__Information shown__.
================================

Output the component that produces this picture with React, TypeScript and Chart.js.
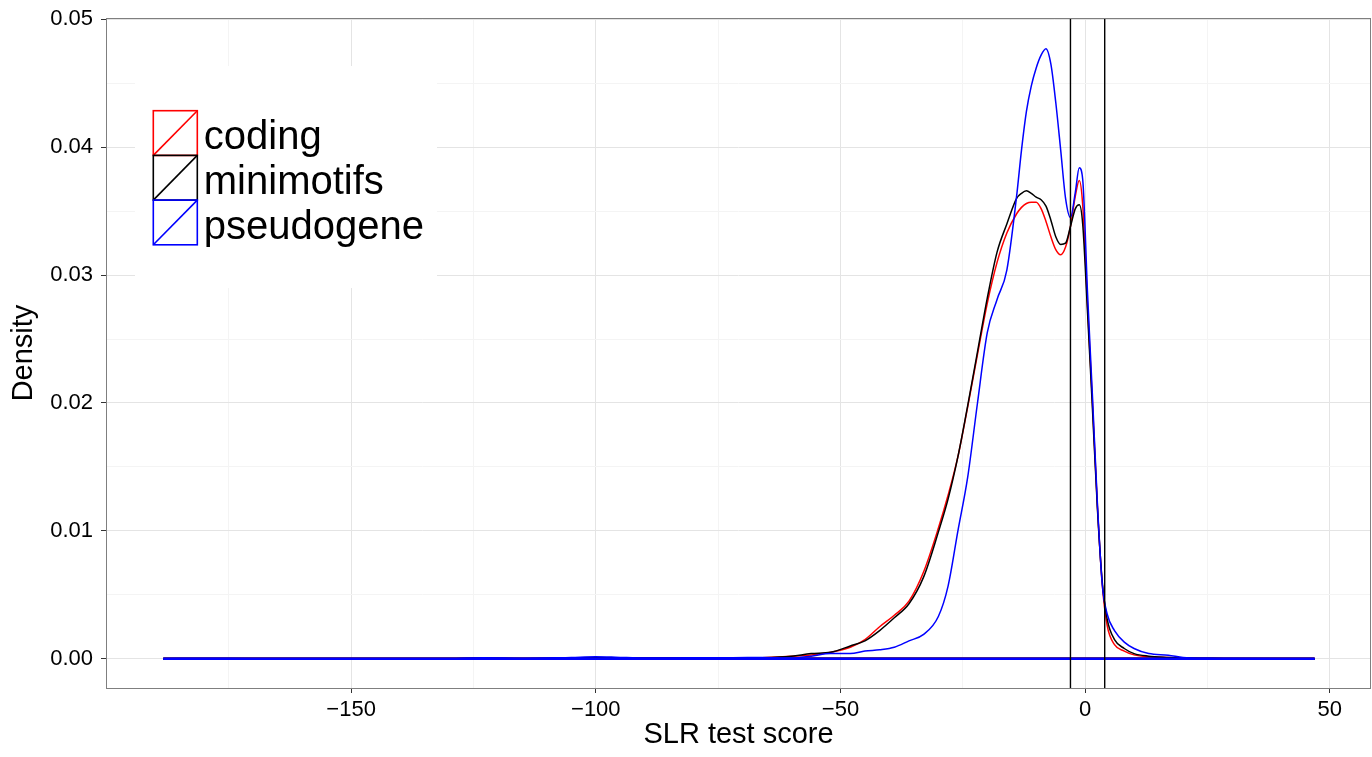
import React, { useEffect, useRef } from 'react';
import { Chart, registerables } from 'chart.js';

Chart.register(...registerables);

// ---- data ----
const xGrid = [
  -188.4, -180, -170, -160, -150, -140, -130, -123, -115, -105, -100, -96, -90, -80, -72, -66,
  -60, -56, -52, -48, -45, -42, -39, -36, -33, -30, -28, -26, -24, -22, -20, -18, -16, -14,
  -13, -12, -11, -10, -9, -8, -7, -6, -5, -4, -3, -2, -1.2, -0.5, 0.5, 1.5, 2.5, 3.5, 4.5,
  6, 8, 10, 13, 17, 20, 25, 30, 40, 46.9,
];

const codingY = [
  0, 0, 0, 0, 0, 0, 0, 0.00003, 0, 0.00005, 0.00008, 0.00008, 0.00003, 0.00004, 0.00005, 0.00008,
  0.0002, 0.0003, 0.0005, 0.0009, 0.0015, 0.0025, 0.0034, 0.0045, 0.0068, 0.0102, 0.0128, 0.0158, 0.0197, 0.0238, 0.0278, 0.031, 0.0333, 0.0348,
  0.0353, 0.0356, 0.0357, 0.0357, 0.0352, 0.0342, 0.033, 0.032, 0.0316, 0.0322, 0.0338, 0.0362, 0.0374, 0.0355, 0.0275, 0.02, 0.012, 0.0058, 0.0026,
  0.0011, 0.0006, 0.0003, 0.00015, 0.0001, 0.00005, 0.00002, 0, 0, 0,
];

const minimotifsY = [
  0, 0, 0, 0, 0, 0, 0, 0.00003, 0, 0.00005, 0.00008, 0.00008, 0.00003, 0.00004, 0.00005, 0.00008,
  0.0002, 0.0004, 0.0005, 0.001, 0.0014, 0.0022, 0.0032, 0.0043, 0.0064, 0.0099, 0.0125, 0.0158, 0.0198, 0.024, 0.0282, 0.0318, 0.034, 0.036,
  0.0364, 0.0366, 0.0364, 0.0361, 0.0359, 0.0354, 0.0343, 0.033, 0.0324, 0.0325, 0.0338, 0.0352, 0.0355, 0.034, 0.027, 0.0195, 0.0118, 0.006, 0.0031,
  0.0015, 0.0008, 0.0004, 0.0002, 0.0001, 0.00005, 0.00002, 0, 0, 0,
];

const pseudogeneY = [
  0, 0.00002, 0, 0, 0, 0, 0, 0.00008, 0.00002, 0.0001, 0.00015, 0.00012, 0.00005, 0.00008, 0.00008, 0.0001,
  0.00005, 0.0002, 0.0004, 0.0004, 0.0006, 0.0007, 0.0009, 0.0014, 0.0019, 0.0033, 0.0057, 0.0100, 0.0142, 0.0200, 0.0255, 0.0281, 0.0304, 0.0362,
  0.0398, 0.0428, 0.0448, 0.0462, 0.0472, 0.0477, 0.0465, 0.0435, 0.0398, 0.036, 0.0345, 0.0365, 0.0384, 0.0375, 0.0285, 0.0205, 0.0122, 0.0058, 0.0035,
  0.0022, 0.0013, 0.0008, 0.0004, 0.00028, 0.0001, 0.00003, 0.00001, 0, 0,
];

const seriesNames = ['coding', 'minimotifs', 'pseudogene'];
const seriesColors = ['#ff0000', '#000000', '#0000ff'];
const vlineX = [-3, 4];
const xMajorTicks = [-150, -100, -50, 0, 50];
const xMinorTicks = [-175, -125, -75, -25, 25];
const yMajorTicks = [0, 0.01, 0.02, 0.03, 0.04, 0.05];
const yMinorTicks = [0.005, 0.015, 0.025, 0.035, 0.045];
const xLimits = [-200.1, 58.42];
const yLimits = [-0.00229, 0.05011];

const FONT = "'Liberation Sans', Arial, Helvetica, sans-serif";

const toPoints = (ys: number[]) => xGrid.map((x, i) => ({ x, y: ys[i] }));

const isMajor = (v: number, majors: number[]) => majors.some((m) => Math.abs(m - v) < 1e-9);

const fmtX = (v: number) => (v < 0 ? '\u2212' + Math.abs(v) : String(v));

const frameAndLegend = {
  id: 'frameAndLegend',
  afterDraw(chart: any) {
    const { ctx, chartArea } = chart;
    const { left, top, right, bottom } = chartArea;
    ctx.save();
    // panel border
    ctx.strokeStyle = '#7f7f7f';
    ctx.lineWidth = 1;
    ctx.strokeRect(left + 0.5, top + 0.5, right - left - 1, bottom - top);
    // legend
    const lx = left + 29;
    const ly = top + 48;
    ctx.fillStyle = '#ffffff';
    ctx.fillRect(lx, ly, 302, 222);
    const kx = left + 47.3;
    const k0 = top + 92.7;
    const kw = 44;
    const kh = 44.7;
    ctx.lineWidth = 1.6;
    ctx.font = `40px ${FONT}`;
    ctx.textBaseline = 'alphabetic';
    ctx.textAlign = 'left';
    seriesNames.forEach((name, i) => {
      const ky = k0 + i * kh;
      ctx.strokeStyle = seriesColors[i];
      ctx.strokeRect(kx, ky, kw, kh);
      ctx.beginPath();
      ctx.moveTo(kx, ky + kh);
      ctx.lineTo(kx + kw, ky);
      ctx.stroke();
      ctx.fillStyle = '#000000';
      ctx.fillText(name, kx + kw + 6.5, ky + 38.6);
    });
    ctx.restore();
  },
};

export default function App() {
  const canvasRef = useRef<HTMLCanvasElement | null>(null);

  useEffect(() => {
    const canvas = canvasRef.current;
    if (!canvas) return;

    const curveSets = [codingY, minimotifsY, pseudogeneY].map((ys, i) => ({
      label: seriesNames[i],
      data: toPoints(ys),
      borderColor: seriesColors[i],
      backgroundColor: seriesColors[i],
      borderWidth: 1.5,
      pointRadius: 0,
      showLine: true,
      fill: false,
      cubicInterpolationMode: 'monotone' as const,
      order: 3 - i + 1,
    }));

    const baselineSets = seriesColors.map((c, i) => ({
      label: 'base' + i,
      data: [
        { x: xGrid[0], y: 0 },
        { x: xGrid[xGrid.length - 1], y: 0 },
      ],
      borderColor: c,
      borderWidth: 2.5,
      pointRadius: 0,
      showLine: true,
      fill: false,
      order: 3 - i + 1,
    }));

    const vlineSets = vlineX.map((vx) => ({
      label: 'v' + vx,
      data: [
        { x: vx, y: yLimits[0] - 1 },
        { x: vx, y: yLimits[1] + 1 },
      ],
      borderColor: '#000000',
      borderWidth: 1.4,
      pointRadius: 0,
      showLine: true,
      fill: false,
      order: 0,
    }));

    const chart = new Chart(canvas, {
      type: 'scatter',
      data: { datasets: [...vlineSets, ...curveSets, ...baselineSets] as any },
      plugins: [frameAndLegend],
      options: {
        responsive: false,
        animation: false,
        layout: { padding: { top: 18, right: 1, bottom: 0, left: 0 } },
        plugins: { legend: { display: false }, tooltip: { enabled: false } },
        scales: {
          x: {
            type: 'linear',
            min: xLimits[0],
            max: xLimits[1],
            afterBuildTicks: (scale: any) => {
              scale.ticks = [...xMinorTicks, ...xMajorTicks]
                .sort((a, b) => a - b)
                .map((v) => ({ value: v }));
            },
            afterFit: (scale: any) => {
              scale.height = 69;
              scale.paddingLeft = 0;
              scale.paddingRight = 0;
            },
            border: { display: false },
            grid: {
              color: (c: any) => (isMajor(c.tick?.value, xMajorTicks) ? '#e4e4e4' : '#f4f4f4'),
              tickColor: (c: any) => (isMajor(c.tick?.value, xMajorTicks) ? '#333333' : 'rgba(0,0,0,0)'),
              tickLength: 5,
              lineWidth: 1,
            },
            ticks: {
              autoSkip: false,
              maxRotation: 0,
              padding: 4,
              color: '#000000',
              font: { family: FONT, size: 22 },
              callback: (v: any) => (isMajor(Number(v), xMajorTicks) ? fmtX(Number(v)) : ''),
            },
            title: {
              display: true,
              text: 'SLR test score',
              color: '#000000',
              font: { family: FONT, size: 29 },
              padding: { top: 0, bottom: 5 },
            },
          },
          y: {
            type: 'linear',
            min: yLimits[0],
            max: yLimits[1],
            afterBuildTicks: (scale: any) => {
              scale.ticks = [...yMajorTicks, ...yMinorTicks]
                .sort((a, b) => a - b)
                .map((v) => ({ value: v }));
            },
            afterFit: (scale: any) => {
              scale.width = 106;
              scale.paddingTop = 0;
              scale.paddingBottom = 0;
            },
            border: { display: false },
            grid: {
              color: (c: any) => (isMajor(c.tick?.value, yMajorTicks) ? '#e4e4e4' : '#f4f4f4'),
              tickColor: (c: any) => (isMajor(c.tick?.value, yMajorTicks) ? '#333333' : 'rgba(0,0,0,0)'),
              tickLength: 5,
              lineWidth: 1,
            },
            ticks: {
              autoSkip: false,
              padding: 8,
              color: '#000000',
              font: { family: FONT, size: 22 },
              callback: (v: any) => (isMajor(Number(v), yMajorTicks) ? Number(v).toFixed(2) : ''),
            },
            title: {
              display: true,
              text: 'Density',
              color: '#000000',
              font: { family: FONT, size: 29 },
              padding: { top: 7, bottom: 0 },
            },
          },
        },
      } as any,
    });

    return () => {
      chart.destroy();
    };
  }, []);

  return (
    <div style={{ position: 'fixed', left: 0, top: 0, width: 1372, height: 757, background: '#ffffff' }}>
      <canvas ref={canvasRef} width={1372} height={757} style={{ display: 'block' }} />
    </div>
  );
}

================================

__Aim__. Please take the lines from the beginning of the data above through the line holding "Chart.register(...registerables);" and transcribe them exactly, without any pictures.

__Final result__.
Output the component that produces this picture with React, TypeScript and Chart.js.
import React, { useEffect, useRef } from 'react';
import { Chart, registerables } from 'chart.js';

Chart.register(...registerables);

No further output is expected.